Supplied material ::
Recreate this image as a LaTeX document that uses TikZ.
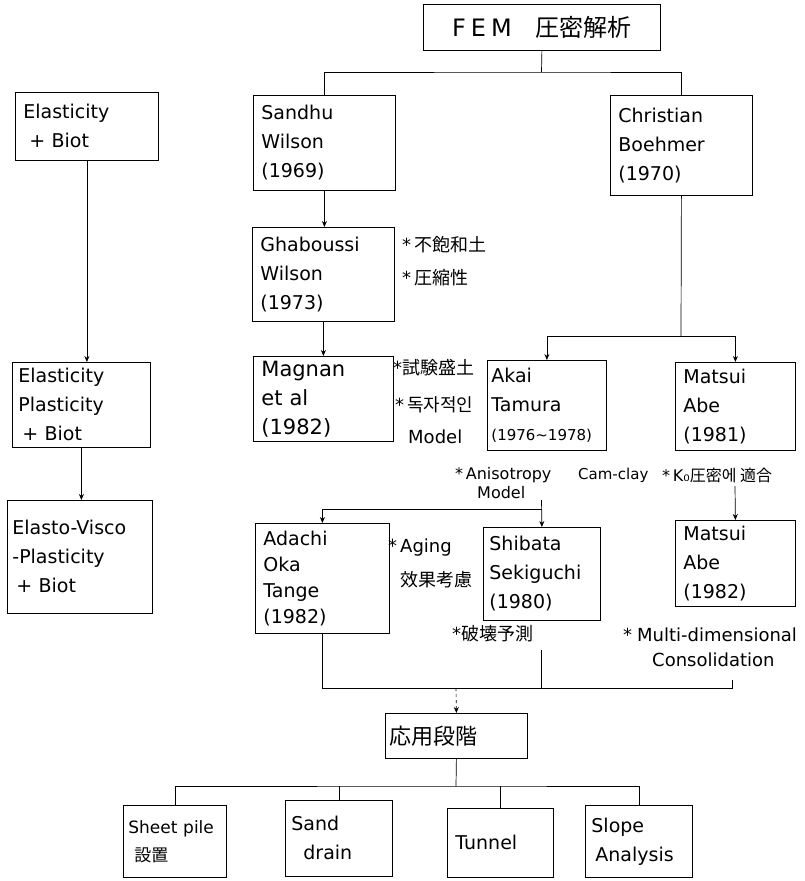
\documentclass[tikz,border=0pt]{standalone}
\usepackage{fontspec}
\setmainfont{DejaVu Sans}
\newfontfamily\cjk{Noto Sans CJK JP}
\usetikzlibrary{arrows.meta}
\begin{document}
\begin{tikzpicture}[x=1pt,y=-1pt]
\tikzset{
 hand/.style={font=\fontsize{19}{29}\selectfont},
 box/.style={draw, line width=0.8pt, anchor=north west, inner xsep=8pt, inner ysep=0pt, align=left, hand},
 note/.style={anchor=west, inner sep=0pt, font=\fontsize{18}{22}\selectfont},
 smallnote/.style={note, font=\fontsize{16}{20}\selectfont},
 conn/.style={line width=0.7pt},
 arr/.style={conn, -{Stealth[length=6pt,width=5pt]}},
}
\fill[white] (0,0) rectangle (805,881);
\useasboundingbox (0,0) rectangle (805,881);

% boxes
\node[box, align=center, text width=221pt, minimum height=46pt, font=\fontsize{24}{28}\selectfont] (title) at (423,4) {F\hspace{5pt}E\hspace{5pt}M\quad{\cjk 圧密解析}};
\node[box, text width=126pt, minimum height=95pt] (sandhu) at (253,95) {Sandhu\\Wilson\\(1969)};
\node[box, text width=126pt, minimum height=100pt] (christian) at (610,95) {Christian\\Boehmer\\(1970)};
\node[box, text width=127pt, minimum height=68pt] (elas1) at (15,92) {Elasticity\\\hspace{6pt}+ Biot};
\node[box, text width=126pt, minimum height=94pt] (ghab) at (252,227) {Ghaboussi\\Wilson\\(1973)};
\node[box, text width=124pt, minimum height=85pt, font=\fontsize{21}{29}\selectfont] (magnan) at (253,356) {Magnan\\et al\\(1982)};
\node[box, inner xsep=4pt, text width=111pt, minimum height=90pt] (akai) at (487,360) {Akai\\Tamura\\{\fontsize{15}{29}\selectfont(1976\textasciitilde1978)}};
\node[box, text width=104pt, minimum height=88pt] (matsui1) at (675,362) {Matsui\\Abe\\(1981)};
\node[box, inner xsep=6pt, text width=126pt, minimum height=85pt] (elas2) at (12,362) {Elasticity\\Plasticity\\\hspace{4pt}+ Biot};
\node[box, inner xsep=5pt, text width=135pt, minimum height=113pt] (elas3) at (7,500) {Elasto-Visco\\-Plasticity\\\hspace{4pt}+ Biot};
\node[box, text width=118pt, minimum height=110pt, font=\fontsize{19}{26}\selectfont] (adachi) at (255,523) {Adachi\\Oka\\Tange\\(1982)};
\node[box, inner xsep=6pt, text width=105pt, minimum height=93pt] (shibata) at (483,527) {Shibata\\Sekiguchi\\(1980)};
\node[box, text width=104pt, minimum height=86pt] (matsui2) at (675,520) {Matsui\\Abe\\(1982)};
\node[box, inner xsep=4pt, text width=134pt, minimum height=45pt, font=\cjk\fontsize{22}{26}\selectfont] (apply) at (385,713) {応用段階};
\node[box, inner xsep=5pt, text width=93pt, minimum height=72pt, font=\fontsize{17}{28}\selectfont] (sheet) at (123,805) {Sheet pile\\\hspace{6pt}{\cjk 設置}};
\node[box, inner xsep=6pt, text width=95pt, minimum height=76pt] (sand) at (285,800) {Sand\\\hspace{12pt}drain};
\node[box, inner xsep=8pt, text width=90pt, minimum height=69pt] (tunnel) at (447,808) {Tunnel};
\node[box, inner xsep=6pt, text width=95pt, minimum height=72pt] (slope) at (585,805) {Slope\\\hspace{4pt}Analysis};

% annotations
\node[note] (n1) at (402,245) {*\,{\cjk 不飽和土}};
\node[note] (n2) at (402,278) {*\,{\cjk 圧縮性}};
\node[note] (n3) at (393,368) {*{\cjk 試験盛土}};
\node[note] (n4) at (395,405) {*\,{\cjk 독자적인}};
\node[note] (n5) at (408,437) {Model};
\node[smallnote] (n6) at (455,475) {*\,Anisotropy};
\node[smallnote] (n7) at (477,493) {Model};
\node[smallnote, font=\fontsize{15}{20}\selectfont] (n8) at (578,475) {Cam-clay};
\node[smallnote] (n9) at (662,475) {*\,K₀{\cjk 圧密에 適合}};
\node[note] (n10) at (388,548) {*\,Aging};
\node[note] (n11) at (400,580) {{\cjk 效果考慮}};
\node[note] (n12) at (452,634) {*{\cjk 破壊予測}};
\node[note] (n13) at (623,635) {*\;Multi-dimensional};
\node[note] (n14) at (652,660) {Consolidation};

% connectors
\coordinate (j1) at (541.5,72);
\draw[conn] (title.south) -- (j1);
\draw[conn] (sandhu.north) |- (j1) -| (christian.north);
\draw[arr] (elas1.south) -- (elas1.south |- elas2.north);
\draw[arr] (elas2.south) -- (elas2.south |- elas3.north);
\draw[arr] (sandhu.south) -- (sandhu.south |- ghab.north);
\draw[arr] (ghab.south) -- (ghab.south |- magnan.north);
\coordinate (j2) at (681,336);
\draw[conn] (christian.south) -- (j2);
\draw[arr] (j2) -| (akai.north);
\draw[arr] (j2) -| (matsui1.north);
\coordinate (a1) at (541.5,500);
\coordinate (a2) at (541.5,509);
\draw[arr] (a1) -- (shibata.north);
\draw[arr] (a2) -| (adachi.north);
\coordinate (k1) at (735,486);
\draw[arr] (k1) -- (matsui2.north);
\coordinate (b1) at (456,688);
\coordinate (b2) at (732,688);
\coordinate (b3) at (732,680);
\coordinate (p1) at (541.5,650);
\draw[conn] (adachi.south) |- (b2) -- (b3);
\draw[conn] (p1) -- (p1 |- b1);
\draw[arr, dashed] (b1) -- (apply.north);
\coordinate (c1) at (456,786);
\draw[conn] (apply.south) -- (c1);
\draw[conn] (sheet.north) |- (c1) -| (slope.north);
\draw[conn] (sand.north) -- (sand.north |- c1);
\draw[conn] (tunnel.north) -- (tunnel.north |- c1);
\end{tikzpicture}
\end{document}
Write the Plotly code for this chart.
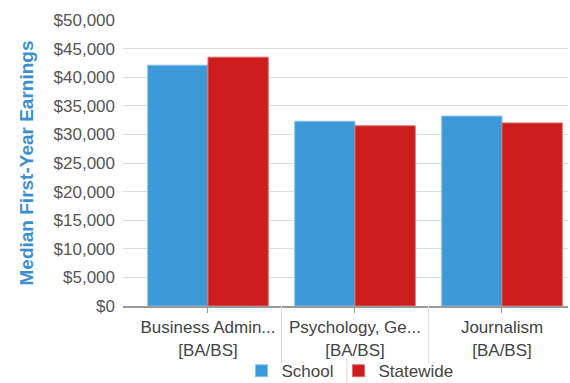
import plotly.graph_objects as go

categories = ["Business Admin...<br>[BA/BS]", "Psychology, Ge...<br>[BA/BS]", "Journalism<br>[BA/BS]"]
school = [42100, 32300, 33200]
statewide = [43500, 31500, 32000]
series_names = ["School", "Statewide"]
tick_vals = [0, 5000, 10000, 15000, 20000, 25000, 30000, 35000, 40000, 45000, 50000]
tick_text = ["$0", "$5,000", "$10,000", "$15,000", "$20,000", "$25,000", "$30,000",
             "$35,000", "$40,000", "$45,000", "$50,000"]

FONT = "Liberation Sans, Arial, Helvetica, sans-serif"

fig = go.Figure()
fig.add_trace(go.Bar(
    x=categories, y=school, name=series_names[0],
    marker=dict(color="#3d98d8", line=dict(color="#86c3ea", width=1)),
))
fig.add_trace(go.Bar(
    x=categories, y=statewide, name=series_names[1],
    marker=dict(color="#cc1c1c", line=dict(color="#e06a6a", width=1)),
))

fig.update_layout(
    width=570, height=383,
    margin=dict(l=123, r=2, t=20, b=77, autoexpand=False),
    paper_bgcolor="white", plot_bgcolor="white",
    barmode="group", bargap=0.18, bargroupgap=0.0,
    font=dict(family=FONT, size=17, color="#555555"),
    showlegend=True,
    legend=dict(orientation="h", x=0.614, xanchor="center", xref="container",
                y=-0.165, yanchor="top", yref="paper",
                bgcolor="rgba(0,0,0,0)",
                font=dict(size=17, color="#444444"), itemwidth=30,
                traceorder="normal", tracegroupgap=0),
    xaxis=dict(
        type="category", range=[-0.578, 2.449],
        showgrid=False, showline=True, linecolor="#999999", linewidth=2,
        ticks="outside", ticklen=5, tickcolor="#999999",
        tickfont=dict(size=17, color="#444444"),
    ),
    yaxis=dict(
        range=[0, 50000], tickvals=tick_vals, ticktext=tick_text,
        showgrid=True, gridcolor="#dddddd", gridwidth=1,
        zeroline=False, ticks="", ticklabelstandoff=7,
        tickfont=dict(size=17, color="#555555"),
        title=dict(text="<b>Median First-Year Earnings</b>",
                   font=dict(size=19, color="#3a8fd0"), standoff=14),
    ),
)

# separators between category labels
for xv in [0.5, 1.5]:
    fig.add_shape(type="line", xref="x", yref="paper", x0=xv, x1=xv, y0=0, y1=-0.2,
                  line=dict(color="#dddddd", width=1))

# separator between legend items
fig.add_shape(type="line", xref="paper", yref="paper", x0=0.503, x1=0.503, y0=-0.18, y1=-0.27,
              line=dict(color="#dddddd", width=1))

fig.write_html("out.html")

Exercise description :: Starting at the line containing "Write the Plotly code for this chart." and ending at the line containing "import plotly.graph_objects as go", copy those lines exactly, both included, and nothing more. Leave out any picture.

Result of the task ::
Write the Plotly code for this chart.
import plotly.graph_objects as go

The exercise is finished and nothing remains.